General characteristics
- Type: Corvette
- Displacement: 1300 ~ 1500tons
- Length: 76 metres (249 ft)
- Beam: 11 metres (36 ft)
- Draught: 3.4 metres (11 ft)
- Propulsion: diesel
- Speed: unknown
- Range: unknown
- Complement: unknown
- Sensors & processing systems: unknown
- Armament: Missiles; 2x2 Kumsong-3 anti-ship & land-attack cruise missiles;; short-range Igla surface-to-air missiles;; Guns; OTO Melara 76 mm; 2 30mm gatlings AK-230 CIWS;; 2-4 14.5x114 manned gatlings; Anti-submarine; 4 RBU-1200 five-tube fixed launchers; 2x2 533mm torpedo tubes;
- Aircraft carried: 1 helicopter (likely with either Mil Mi-4 PL or Mil Mi-14 PL)
- Aviation facilities: helicopter pad only

= Nampo-class corvette =

North Korean warship class

The Nampo-class corvettes (or light frigates) are a class of warships built in North Korea. They were seen from satellite-photos in 2013 and are believed to be a replacement for the older . The class has some similarities to Myanmar Navy UMS Tabinshweht, an Anawrahta-class frigate.
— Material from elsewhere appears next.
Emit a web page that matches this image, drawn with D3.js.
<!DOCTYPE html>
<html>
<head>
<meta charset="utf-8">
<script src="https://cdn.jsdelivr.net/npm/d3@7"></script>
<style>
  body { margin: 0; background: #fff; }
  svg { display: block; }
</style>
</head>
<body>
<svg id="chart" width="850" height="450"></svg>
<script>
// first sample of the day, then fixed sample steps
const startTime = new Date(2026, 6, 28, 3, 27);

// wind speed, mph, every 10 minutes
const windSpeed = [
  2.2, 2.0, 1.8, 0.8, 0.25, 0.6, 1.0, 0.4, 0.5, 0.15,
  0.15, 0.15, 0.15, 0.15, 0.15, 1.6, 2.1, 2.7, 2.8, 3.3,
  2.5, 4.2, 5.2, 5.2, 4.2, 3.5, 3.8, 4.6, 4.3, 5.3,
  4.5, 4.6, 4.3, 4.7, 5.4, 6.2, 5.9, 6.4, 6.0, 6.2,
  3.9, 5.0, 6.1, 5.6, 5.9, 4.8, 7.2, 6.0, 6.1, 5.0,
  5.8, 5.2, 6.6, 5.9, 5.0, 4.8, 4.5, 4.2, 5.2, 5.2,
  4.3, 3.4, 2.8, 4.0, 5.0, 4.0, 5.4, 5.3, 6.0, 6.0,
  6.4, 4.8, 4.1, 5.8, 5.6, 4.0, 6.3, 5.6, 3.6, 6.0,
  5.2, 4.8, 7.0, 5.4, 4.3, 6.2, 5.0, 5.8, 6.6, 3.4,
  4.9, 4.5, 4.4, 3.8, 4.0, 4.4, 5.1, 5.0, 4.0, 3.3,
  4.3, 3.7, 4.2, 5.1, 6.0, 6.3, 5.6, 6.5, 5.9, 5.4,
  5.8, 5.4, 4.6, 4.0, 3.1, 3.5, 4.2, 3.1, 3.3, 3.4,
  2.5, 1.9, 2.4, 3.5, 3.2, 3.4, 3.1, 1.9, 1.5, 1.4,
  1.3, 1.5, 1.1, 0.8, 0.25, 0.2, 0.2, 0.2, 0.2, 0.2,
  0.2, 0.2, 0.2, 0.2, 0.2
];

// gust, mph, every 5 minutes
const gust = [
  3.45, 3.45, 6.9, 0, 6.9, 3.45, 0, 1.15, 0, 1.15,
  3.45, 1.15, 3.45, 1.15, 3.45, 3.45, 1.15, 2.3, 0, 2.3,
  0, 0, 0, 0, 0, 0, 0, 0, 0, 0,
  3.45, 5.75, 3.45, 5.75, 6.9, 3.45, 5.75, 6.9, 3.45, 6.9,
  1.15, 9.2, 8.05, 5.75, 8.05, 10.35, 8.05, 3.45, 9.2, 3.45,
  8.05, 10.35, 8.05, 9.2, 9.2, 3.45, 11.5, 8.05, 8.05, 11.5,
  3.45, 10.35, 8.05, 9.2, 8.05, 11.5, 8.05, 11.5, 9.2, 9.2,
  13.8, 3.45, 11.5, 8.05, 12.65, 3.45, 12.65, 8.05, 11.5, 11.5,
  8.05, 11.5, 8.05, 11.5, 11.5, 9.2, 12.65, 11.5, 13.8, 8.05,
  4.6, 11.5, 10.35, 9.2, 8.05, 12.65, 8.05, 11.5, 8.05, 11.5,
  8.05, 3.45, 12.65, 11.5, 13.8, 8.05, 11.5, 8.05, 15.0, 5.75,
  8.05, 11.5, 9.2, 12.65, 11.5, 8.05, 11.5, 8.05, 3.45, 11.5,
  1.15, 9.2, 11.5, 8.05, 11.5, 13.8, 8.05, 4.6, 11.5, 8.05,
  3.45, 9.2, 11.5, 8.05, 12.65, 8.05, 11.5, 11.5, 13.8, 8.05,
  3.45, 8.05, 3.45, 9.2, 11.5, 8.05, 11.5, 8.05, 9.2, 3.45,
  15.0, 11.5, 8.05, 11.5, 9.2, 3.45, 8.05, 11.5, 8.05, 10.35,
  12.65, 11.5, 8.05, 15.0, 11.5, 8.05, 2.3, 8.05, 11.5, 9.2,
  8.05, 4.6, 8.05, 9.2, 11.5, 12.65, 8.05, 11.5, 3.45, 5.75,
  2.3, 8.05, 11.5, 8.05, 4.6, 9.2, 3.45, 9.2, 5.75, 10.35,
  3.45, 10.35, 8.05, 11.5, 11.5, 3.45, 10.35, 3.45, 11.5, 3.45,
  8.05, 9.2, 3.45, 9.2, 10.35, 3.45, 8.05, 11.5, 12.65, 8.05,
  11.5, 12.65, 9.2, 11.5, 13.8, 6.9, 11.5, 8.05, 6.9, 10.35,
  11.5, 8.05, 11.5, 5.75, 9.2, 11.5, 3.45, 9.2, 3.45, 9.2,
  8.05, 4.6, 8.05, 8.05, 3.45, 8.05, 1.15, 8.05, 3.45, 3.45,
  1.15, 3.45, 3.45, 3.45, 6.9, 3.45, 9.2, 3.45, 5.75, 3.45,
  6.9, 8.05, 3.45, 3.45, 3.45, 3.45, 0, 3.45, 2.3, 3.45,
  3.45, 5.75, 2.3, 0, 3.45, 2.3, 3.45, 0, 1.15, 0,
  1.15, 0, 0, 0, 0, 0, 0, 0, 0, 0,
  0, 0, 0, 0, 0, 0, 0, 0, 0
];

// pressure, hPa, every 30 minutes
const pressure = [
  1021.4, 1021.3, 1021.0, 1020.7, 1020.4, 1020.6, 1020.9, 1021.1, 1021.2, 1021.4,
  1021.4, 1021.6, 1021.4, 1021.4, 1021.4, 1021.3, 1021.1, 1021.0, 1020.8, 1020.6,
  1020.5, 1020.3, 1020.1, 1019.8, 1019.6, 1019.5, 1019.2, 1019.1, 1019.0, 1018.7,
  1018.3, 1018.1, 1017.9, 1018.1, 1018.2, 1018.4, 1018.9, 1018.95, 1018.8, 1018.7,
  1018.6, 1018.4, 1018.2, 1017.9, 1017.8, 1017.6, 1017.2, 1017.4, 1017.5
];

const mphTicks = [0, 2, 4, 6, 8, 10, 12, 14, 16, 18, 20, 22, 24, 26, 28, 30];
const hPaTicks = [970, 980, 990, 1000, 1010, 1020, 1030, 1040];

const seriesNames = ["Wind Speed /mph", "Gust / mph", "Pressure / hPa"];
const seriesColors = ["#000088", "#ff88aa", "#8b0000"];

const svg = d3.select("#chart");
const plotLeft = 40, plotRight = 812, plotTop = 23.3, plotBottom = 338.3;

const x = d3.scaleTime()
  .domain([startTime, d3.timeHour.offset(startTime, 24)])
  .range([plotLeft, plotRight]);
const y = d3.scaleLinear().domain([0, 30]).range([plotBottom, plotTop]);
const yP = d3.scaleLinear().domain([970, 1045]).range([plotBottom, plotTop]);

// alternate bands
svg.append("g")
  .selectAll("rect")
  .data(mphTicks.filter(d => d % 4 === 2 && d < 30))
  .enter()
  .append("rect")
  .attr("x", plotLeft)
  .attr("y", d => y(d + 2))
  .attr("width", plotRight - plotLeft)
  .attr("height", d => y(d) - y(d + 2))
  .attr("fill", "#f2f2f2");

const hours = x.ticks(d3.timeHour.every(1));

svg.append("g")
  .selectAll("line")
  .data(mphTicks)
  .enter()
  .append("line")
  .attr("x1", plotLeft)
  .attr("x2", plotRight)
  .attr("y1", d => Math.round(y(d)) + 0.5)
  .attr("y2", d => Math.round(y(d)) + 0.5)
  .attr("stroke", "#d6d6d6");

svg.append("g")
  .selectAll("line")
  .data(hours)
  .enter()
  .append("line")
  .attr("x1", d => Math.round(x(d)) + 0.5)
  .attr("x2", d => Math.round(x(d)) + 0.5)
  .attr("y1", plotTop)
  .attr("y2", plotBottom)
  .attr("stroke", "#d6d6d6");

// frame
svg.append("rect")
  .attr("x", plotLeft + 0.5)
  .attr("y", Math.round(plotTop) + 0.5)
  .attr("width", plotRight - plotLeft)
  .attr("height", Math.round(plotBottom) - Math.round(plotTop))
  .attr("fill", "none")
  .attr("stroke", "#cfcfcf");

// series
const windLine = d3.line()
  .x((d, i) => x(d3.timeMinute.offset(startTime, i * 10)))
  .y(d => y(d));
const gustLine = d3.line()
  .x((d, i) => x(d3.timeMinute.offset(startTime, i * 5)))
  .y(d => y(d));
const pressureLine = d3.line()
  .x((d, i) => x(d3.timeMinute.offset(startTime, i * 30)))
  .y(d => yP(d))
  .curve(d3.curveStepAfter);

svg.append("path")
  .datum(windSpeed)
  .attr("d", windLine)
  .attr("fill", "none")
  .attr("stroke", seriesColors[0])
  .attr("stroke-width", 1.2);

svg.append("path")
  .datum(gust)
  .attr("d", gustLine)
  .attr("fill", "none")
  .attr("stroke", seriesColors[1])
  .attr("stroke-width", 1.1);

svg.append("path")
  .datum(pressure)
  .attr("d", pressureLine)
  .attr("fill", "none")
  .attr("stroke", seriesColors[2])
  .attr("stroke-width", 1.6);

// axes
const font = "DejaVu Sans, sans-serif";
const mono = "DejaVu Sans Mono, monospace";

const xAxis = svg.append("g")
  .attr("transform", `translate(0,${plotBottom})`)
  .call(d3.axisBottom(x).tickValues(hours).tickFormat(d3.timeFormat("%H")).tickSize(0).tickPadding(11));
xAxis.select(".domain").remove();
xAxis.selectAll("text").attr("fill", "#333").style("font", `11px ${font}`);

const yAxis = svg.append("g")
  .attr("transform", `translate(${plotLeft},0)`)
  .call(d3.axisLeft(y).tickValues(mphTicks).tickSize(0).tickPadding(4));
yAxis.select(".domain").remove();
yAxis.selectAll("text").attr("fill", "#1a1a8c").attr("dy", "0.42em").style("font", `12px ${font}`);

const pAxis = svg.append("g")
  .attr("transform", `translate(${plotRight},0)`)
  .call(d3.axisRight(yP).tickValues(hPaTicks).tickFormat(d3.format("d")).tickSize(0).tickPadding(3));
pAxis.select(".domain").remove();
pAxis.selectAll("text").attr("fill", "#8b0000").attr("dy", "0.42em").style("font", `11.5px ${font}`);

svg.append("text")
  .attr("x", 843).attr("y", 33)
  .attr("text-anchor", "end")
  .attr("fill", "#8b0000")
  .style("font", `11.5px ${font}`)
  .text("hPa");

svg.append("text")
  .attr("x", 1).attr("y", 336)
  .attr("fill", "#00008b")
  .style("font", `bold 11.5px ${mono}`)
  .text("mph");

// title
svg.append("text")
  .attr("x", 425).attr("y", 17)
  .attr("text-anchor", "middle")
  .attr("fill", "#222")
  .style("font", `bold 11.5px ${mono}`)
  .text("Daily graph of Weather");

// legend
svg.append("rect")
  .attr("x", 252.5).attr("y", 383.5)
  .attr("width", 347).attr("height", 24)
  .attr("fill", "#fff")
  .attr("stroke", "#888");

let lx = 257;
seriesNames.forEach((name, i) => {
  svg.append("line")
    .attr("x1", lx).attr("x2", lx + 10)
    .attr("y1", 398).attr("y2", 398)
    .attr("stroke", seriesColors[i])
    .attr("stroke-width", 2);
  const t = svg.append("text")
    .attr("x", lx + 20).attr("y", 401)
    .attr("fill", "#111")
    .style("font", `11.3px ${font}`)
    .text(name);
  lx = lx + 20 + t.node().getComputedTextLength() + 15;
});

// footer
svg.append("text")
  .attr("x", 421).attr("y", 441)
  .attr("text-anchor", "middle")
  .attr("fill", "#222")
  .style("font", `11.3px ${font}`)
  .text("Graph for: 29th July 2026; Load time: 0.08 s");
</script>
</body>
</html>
Two known hulls have been launched: one on the Sea of Japan in Najin and one in Nampo for service in the Yellow Sea.

==Specification==

Little is known of their features and weapons.
One of the clear element is the presence of a helicopter-deck and possibly even a small hangar on the hull.

The only weapon system identified is anti-submarine rockets (RBU 1200 A/S mortars), thus making the corvette a response for the recent developments of the South Korean Navy in the field of submarines.

Further weapons could be added however, including guns and anti-ship missiles (such as the Kh-35, known to have been recently put in service in the KPN). The potential missile systems appears to be SAM and SSM.

By western standard, the ships should be considered corvettes, however they're also described as light frigates for their role.